The cost of scapegoating

A good quote from "Since Yesterday" (emphasis mine),
A good deal of the bitter anti-Roosevelt talk could not, of course, be taken at its face value.  Often it was a form of conscious self-indulgence in the emotional satisfaction of blaming a personal scapegoat for everything that went wrong.  When, as in a New Yorker cartoon, a group of ladies and gentlemen sallied forth to the trans-lux theatre "to hiss Roosevelt," they enjoyed the sort of release that many liberals had enjoyed when they blamed all the ills of the economic system on the personal wickedness of bankers, or that Nazis enjoyed when they blamed all the ills of Germany on the Jews.  To find a scapegoat is to be spared, for the moment, any necessity for further examination of the facts or for further thought.
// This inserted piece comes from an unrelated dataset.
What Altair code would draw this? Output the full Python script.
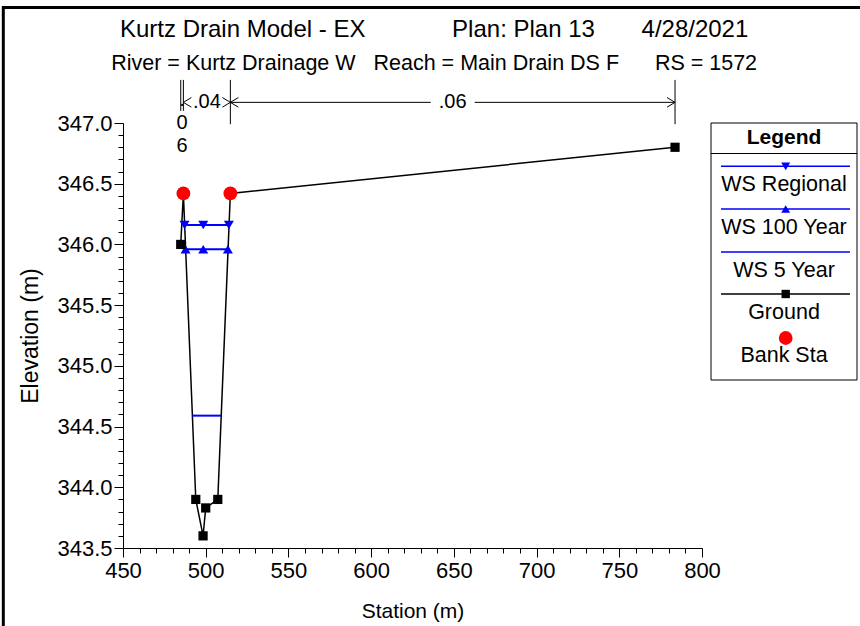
import altair as alt
import pandas as pd

FONT = "Liberation Sans"
NB = "\u00a0"

# ---------------- text ----------------
title_parts = ["Kurtz Drain Model - EX", "Plan: Plan 13", "4/28/2021"]
subtitle_parts = ["River = Kurtz Drainage W", "Reach = Main Drain DS F", "RS = 1572"]
x_title = "Station (m)"
y_title = "Elevation (m)"

# ---------------- data ----------------
ground_sta = [484.9, 486.5, 494.0, 498.4, 500.0, 507.3, 514.9, 783.7]
ground_elev = [346.00, 346.42, 343.90, 343.60, 343.83, 343.90, 346.42, 346.80]

bank_sta = [486.5, 514.9]
bank_elev = [346.42, 346.42]

ws_names = ["WS Regional", "WS 100 Year", "WS 5 Year"]
ws_elev = [346.16, 345.96, 344.59]
ws_left = [487.2, 487.8, 491.9]
ws_right = [514.0, 513.4, 509.3]
ws_marker_sta = [[487.2, 498.5, 514.0], [487.8, 498.5, 513.4], []]
ws_marker_shape = ["triangle-down", "triangle-up", ""]

n_break_sta = [484.9, 486.5, 514.9, 783.7]
n_values = [".06", ".04", ".06"]

x_domain = [450, 800]
y_domain = [343.5, 347.0]
x_ticks = list(range(450, 801, 10))
y_ticks = [round(343.5 + 0.1 * i, 1) for i in range(36)]

legend_labels = ["WS Regional", "WS 100 Year", "WS 5 Year", "Ground", "Bank Sta"]
legend_line_color = ["#0000ff", "#0000ff", "#0000ff", "#000000", ""]
legend_marker = ["triangle-down", "triangle-up", "", "square", "circle"]
legend_marker_color = ["#0000ff", "#0000ff", "", "#000000", "#ff0000"]
legend_marker_size = [80, 80, 0, 70, 190]

# ---------------- layout ----------------
W, H = 579, 425
px_per_x = W / (x_domain[1] - x_domain[0])
ann_line_elev = 347.17
ann_top = 347.355
ann_bottom = [347.10, 347.10, 346.99, 346.99]
stack_elev = [347.19, 347.0, 346.81]
gap_px = 22

LEG_W, LEG_H = 146, 257
leg_title_y = 14.5
leg_sep_y = 30.5
leg_line_y = [43.3, 86, 129, 171, 215]
leg_text_y = [62, 105, 148, 190, 233]
leg_line_x = [10, 139]
leg_marker_x = 74.7

# ---------------- main chart ----------------
major_test_x = "datum.value % 50 === 0"
major_test_y = "abs(datum.value * 2 - round(datum.value * 2)) < 0.000001"

x_axis = alt.Axis(
    values=x_ticks, title=x_title,
    labelExpr=f"{major_test_x} ? format(datum.value, 'd') : ''",
    tickSize={"condition": {"test": major_test_x, "value": 9}, "value": 5},
    labelOverlap=False, labelFlush=False, grid=False,
    domainColor="black", tickColor="black", labelColor="black", titleColor="black",
    labelFont=FONT, titleFont=FONT, labelFontSize=22, titleFontSize=21,
    titleFontWeight="normal", labelPadding=3, titlePadding=19,
)
y_axis = alt.Axis(
    values=y_ticks, title=y_title,
    labelExpr=f"{major_test_y} ? format(datum.value, '.1f') : ''",
    tickSize={"condition": {"test": major_test_y, "value": 9}, "value": 5},
    labelOverlap=False, labelFlush=False, grid=False,
    domainColor="black", tickColor="black", labelColor="black", titleColor="black",
    labelFont=FONT, titleFont=FONT, labelFontSize=22, titleFontSize=23,
    titleFontWeight="normal", labelPadding=2, titlePadding=14,
)
x_scale = alt.Scale(domain=x_domain, nice=False, zero=False)
y_scale = alt.Scale(domain=y_domain, nice=False, zero=False)
X = alt.X("sta:Q", scale=x_scale, axis=x_axis)
Y = alt.Y("elev:Q", scale=y_scale, axis=y_axis)

ground_df = pd.DataFrame({"sta": ground_sta, "elev": ground_elev, "i": range(len(ground_sta))})
bank_df = pd.DataFrame({"sta": bank_sta, "elev": bank_elev})
ws_df = pd.DataFrame({"name": ws_names, "sta": ws_left, "sta2": ws_right, "elev": ws_elev})
ws_mk = []
for nm, e, stas, shp in zip(ws_names, ws_elev, ws_marker_sta, ws_marker_shape):
    for s in stas:
        ws_mk.append({"name": nm, "sta": s, "elev": e, "shape": shp})
ws_mk_df = pd.DataFrame(ws_mk)

# Manning's n annotation above the plot
vl_df = pd.DataFrame({"sta": n_break_sta, "elev": [ann_top] * 4, "elev2": ann_bottom})
lab_rows, seg_rows, chev_rows = [], [], []
gap_u = gap_px / px_per_x
for i, nv in enumerate(n_values):
    a, b = n_break_sta[i], n_break_sta[i + 1]
    wpx = (b - a) * px_per_x
    c = (a + b) / 2
    if wpx < 20:
        for ch, e in zip(nv, stack_elev):
            lab_rows.append({"sta": c, "elev": e, "t": ch})
        continue
    lab_rows.append({"sta": c, "elev": ann_line_elev, "t": nv})
    chev_rows.append({"sta": a, "elev": ann_line_elev, "shape": "M1,-0.6L0,0L1,0.6"})
    chev_rows.append({"sta": b, "elev": ann_line_elev, "shape": "M-1,-0.6L0,0L-1,0.6"})
    if wpx > 2 * gap_px + 10:
        seg_rows.append({"sta": a, "sta2": c - gap_u, "elev": ann_line_elev})
        seg_rows.append({"sta": c + gap_u, "sta2": b, "elev": ann_line_elev})
lab_df = pd.DataFrame(lab_rows)
seg_df = pd.DataFrame(seg_rows)
chev_df = pd.DataFrame(chev_rows)

ground_line = alt.Chart(ground_df).mark_line(color="black", strokeWidth=1.5, clip=False).encode(
    x=X, y=Y, order="i:Q")
ws_lines = alt.Chart(ws_df).mark_rule(color="#0000ff", strokeWidth=2, clip=False).encode(
    x=X, x2="sta2:Q", y=Y)
ws_markers = alt.Chart(ws_mk_df).mark_point(filled=True, color="#0000ff", size=100, opacity=1, clip=False).encode(
    x=X, y=Y, shape=alt.Shape("shape:N", scale=None))
ground_pts = alt.Chart(ground_df).mark_point(shape="square", filled=True, color="black", size=85, opacity=1, clip=False).encode(
    x=X, y=Y)
bank_pts = alt.Chart(bank_df).mark_point(shape="circle", filled=True, color="#ff0000", size=190, opacity=1, clip=False).encode(
    x=X, y=Y)
vlines = alt.Chart(vl_df).mark_rule(color="black", strokeWidth=1, clip=False).encode(
    x=X, y=Y, y2="elev2:Q")
segs = alt.Chart(seg_df).mark_rule(color="black", strokeWidth=1, clip=False).encode(
    x=X, x2="sta2:Q", y=Y)
chevs = alt.Chart(chev_df).mark_point(filled=False, color="black", strokeWidth=1, size=256, opacity=1, clip=False).encode(
    x=X, y=Y, shape=alt.Shape("shape:N", scale=None))
labs = alt.Chart(lab_df).mark_text(font=FONT, fontSize=20, color="black", baseline="middle", align="center", clip=False).encode(
    x=X, y=Y, text="t:N")
frame = alt.Chart(pd.DataFrame({"a": [0]})).mark_rect(fillOpacity=0, stroke="black", strokeWidth=3).encode(
    x=alt.value(-119.7), x2=alt.value(750), y=alt.value(-115.5), y2=alt.value(520))

main = alt.layer(ground_line, ws_lines, ws_markers, ground_pts, bank_pts,
                 vlines, segs, chevs, labs, frame).properties(width=W, height=H)

# ---------------- legend panel ----------------
lx = alt.Scale(domain=[0, LEG_W], nice=False, zero=False)
ly = alt.Scale(domain=[0, LEG_H], nice=False, zero=False, reverse=True)
leg_df = pd.DataFrame({
    "label": legend_labels, "lc": legend_line_color, "mk": legend_marker,
    "mc": legend_marker_color, "ms": legend_marker_size,
    "ly": leg_line_y, "ty": leg_text_y,
    "x0": [leg_line_x[0]] * 5, "x1": [leg_line_x[1]] * 5, "xm": [leg_marker_x] * 5,
    "xt": [LEG_W / 2] * 5,
})
box_df = pd.DataFrame({"x0": [0], "x1": [LEG_W], "y0": [0], "y1": [LEG_H],
                       "sy": [leg_sep_y], "ty": [leg_title_y], "xt": [LEG_W / 2], "t": ["Legend"]})
box = alt.Chart(box_df).mark_rect(fillOpacity=0, stroke="black", strokeWidth=1).encode(
    x=alt.X("x0:Q", scale=lx, axis=None), x2="x1:Q",
    y=alt.Y("y0:Q", scale=ly, axis=None), y2="y1:Q")
sep = alt.Chart(box_df).mark_rule(color="black", strokeWidth=1).encode(
    x=alt.X("x0:Q", scale=lx, axis=None), x2="x1:Q", y=alt.Y("sy:Q", scale=ly, axis=None))
ltitle = alt.Chart(box_df).mark_text(font=FONT, fontSize=21, fontWeight="bold", color="black", baseline="middle").encode(
    x=alt.X("xt:Q", scale=lx, axis=None), y=alt.Y("ty:Q", scale=ly, axis=None), text="t:N")
llines = alt.Chart(leg_df).transform_filter("datum.lc != ''").mark_rule(strokeWidth=1.5).encode(
    x=alt.X("x0:Q", scale=lx, axis=None), x2="x1:Q", y=alt.Y("ly:Q", scale=ly, axis=None),
    color=alt.Color("lc:N", scale=None))
lmarks = alt.Chart(leg_df).transform_filter("datum.mk != ''").mark_point(filled=True, opacity=1).encode(
    x=alt.X("xm:Q", scale=lx, axis=None), y=alt.Y("ly:Q", scale=ly, axis=None),
    shape=alt.Shape("mk:N", scale=None), color=alt.Color("mc:N", scale=None),
    size=alt.Size("ms:Q", scale=None))
ltext = alt.Chart(leg_df).mark_text(font=FONT, fontSize=21.5, color="black", baseline="middle").encode(
    x=alt.X("xt:Q", scale=lx, axis=None), y=alt.Y("ty:Q", scale=ly, axis=None), text="label:N")
legend = alt.layer(box, sep, ltitle, llines, lmarks, ltext).properties(width=LEG_W, height=LEG_H)

title_text = title_parts[0] + NB * 13 + title_parts[1] + NB * 7 + title_parts[2]
subtitle_text = subtitle_parts[0] + NB * 3 + subtitle_parts[1] + NB * 6 + subtitle_parts[2]

chart = alt.hconcat(main, legend, spacing=9, bounds="flush").properties(
    title=alt.TitleParams(text=title_text, subtitle=subtitle_text, font=FONT, fontSize=24,
                          fontWeight="normal", subtitleFont=FONT, subtitleFontSize=21.5,
                          color="black", subtitleColor="black", anchor="middle",
                          subtitlePadding=11, offset=6, dy=74, dx=-4),
    autosize=alt.AutoSizeParams(type="none"),
    padding={"left": 123, "top": 123, "right": 737, "bottom": 503},
    background="white",
).configure_view(strokeWidth=0)

chart.save("out.html", embed_options={"renderer": "svg", "actions": False})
Yet to the extent that it stopped factual inquiry and thought, the Roosevelt-hating was costly, not only to the recovery, but to the haters themselves.  Because as a group (there were many exceptions) the well-to-do regarded the presence of Roosevelt in the White House as a sufficient explanation for all that was amiss and as sufficient excuse for not taking a more active part in new investment, they inevitably lost prestige among the less fortunate.  For the rich and powerful could maintain their prestige only by giving the general public what it wanted.  It wanted prosperity, economic expansion.  It had always been ready to forgive all manner of deficiencies in the Henry Fords who actually produced the goods, whether or not they made millions in the process.  But it was not disposed to sympathize unduly with people who failed to produce goods, no matter how heart-rending their explanations for their failure.  Roosevelt-hating thrust the owners and managers of business into inaction--into trying to resist the tide of affairs, to set back the clock.  It made them conservatives in the sense that they were trying to hold on to old things, whereas before 1929 they had been, in their own way, innovators, bringers of new things.  It made them, as a group, sterile.  And they were soon to learn that sterility does not stir public applause.
I think this says a lot about right wing politics today...  especially the word "sterile."